Keeping a close eye on what rival teams are up to is part of the game in Formula 1.

It’s why teams spend money on spy photographers to capture close-ups of other cars, and why there are rules limiting what techniques and technology – like 3D camera scans – are actually allowed.

While teams try their best to keep their own designs secret – which is why you often see mechanics blocking off sections of the cars from rival teams on the grid or in the garages – there is one part of the race weekend where things are more open.


In parc ferme after the race, the cars are held in an open space prior to post-event inspections, and there is little teams can do to keep prying eyes away.

For although there is a gentleman’s agreement that teams do not take close up spy shots of cars there, there is nothing stopping drivers walking right up to the cars to take a peek themselves.

Several times Sebastian Vettel has been witnessed checking out the fine details of a Mercedes, even pushing down on car parts on occasions, and Lewis Hamilton also is known to have a good eye for spotting things.

While you would think that any information a driver gives back to his team from this moment is of minimal use, actually there can sometimes be priceless details that can push a team to work on something better for their own car.

One of Mercedes’ former engineers has now lifted the lid on what type of feedback a driver like Hamilton can give – and offered a fascinating example that highlights the world champion’s attention to the smallest of details.

Philipp Brändle worked on Hamilton's car until the end of 2019 and, during a recent appearance on ServusTV over the Bahrain Grand Prix weekend, he was full of praise for the insight that Hamilton often gave the team.

"Lewis is a super spy", said Brändle: "He looks at everything very closely.

“For example, there was once a moment prior to the podium room where the drivers were having a drink. He noticed that another racing suit had fewer cables. The point was that you can save weight, because really every detail counts in Formula 1.

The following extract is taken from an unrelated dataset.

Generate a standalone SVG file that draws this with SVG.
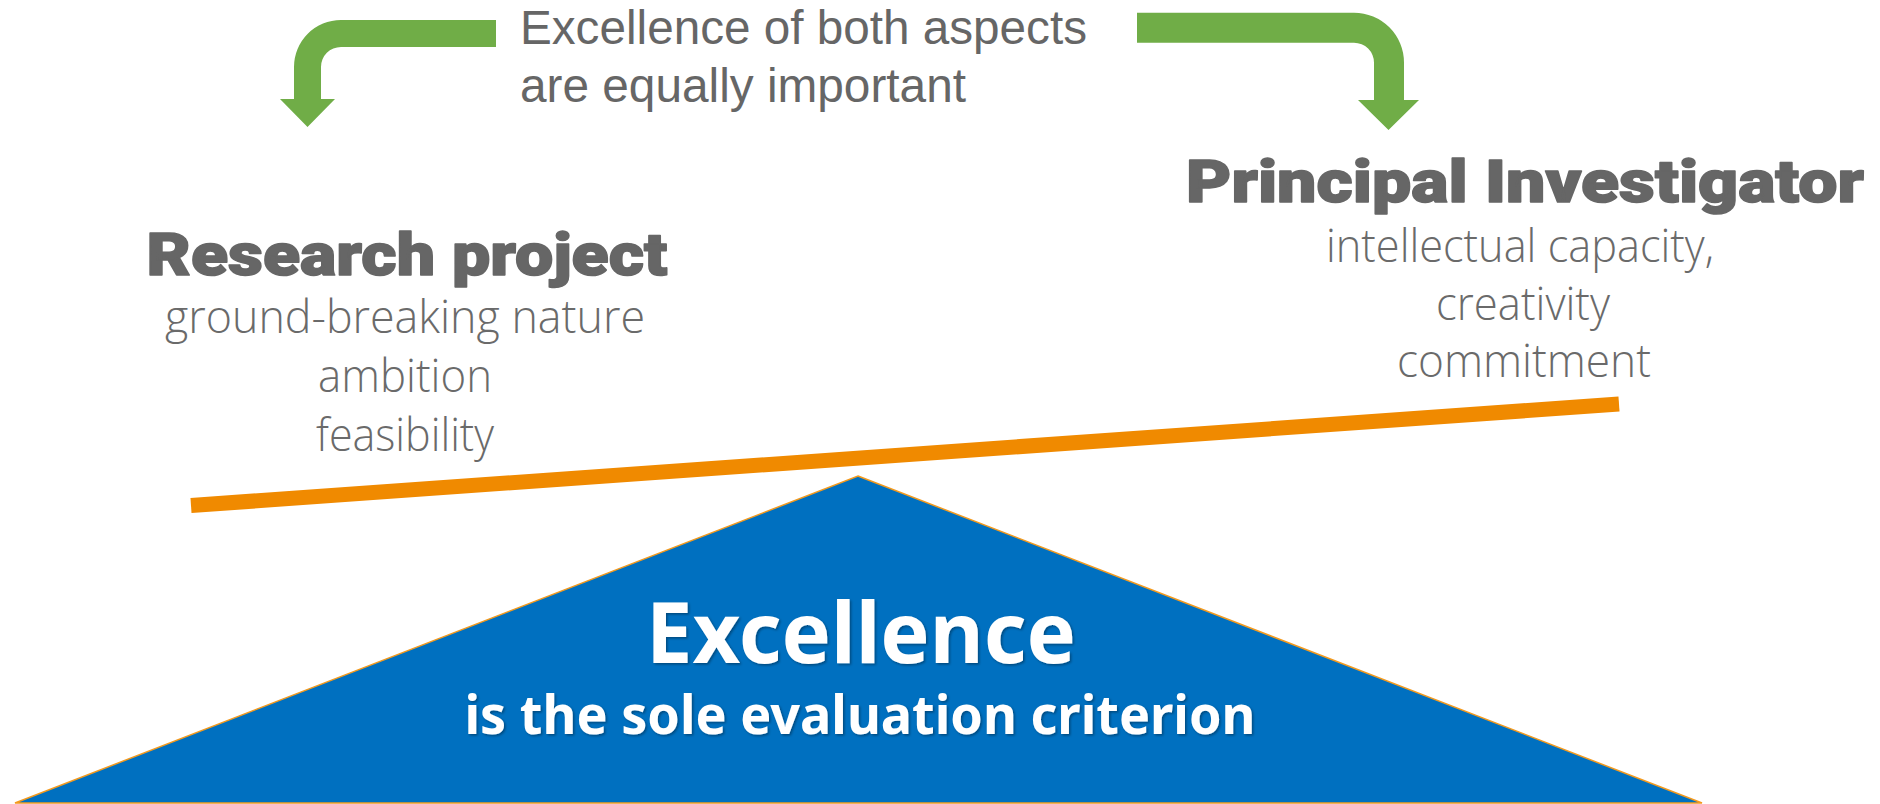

"So he gave us the feedback that the other team had a shorter wiring harness, and a smaller plug.

“And really everything, how you can somehow save just one gram, is important. He looks at details like that, and that's what we implemented.”

Former F1 driver Nico Hulkenberg said that drivers felt a responsibility to keep an eye on anything of interest they spotted on rival cars in those parc ferme moments.

"You gather information," he told ServusTV. "You look at how it's solved on the car and then you pass that on to your engineers. And of course you hope that they can do something with it and make your car faster."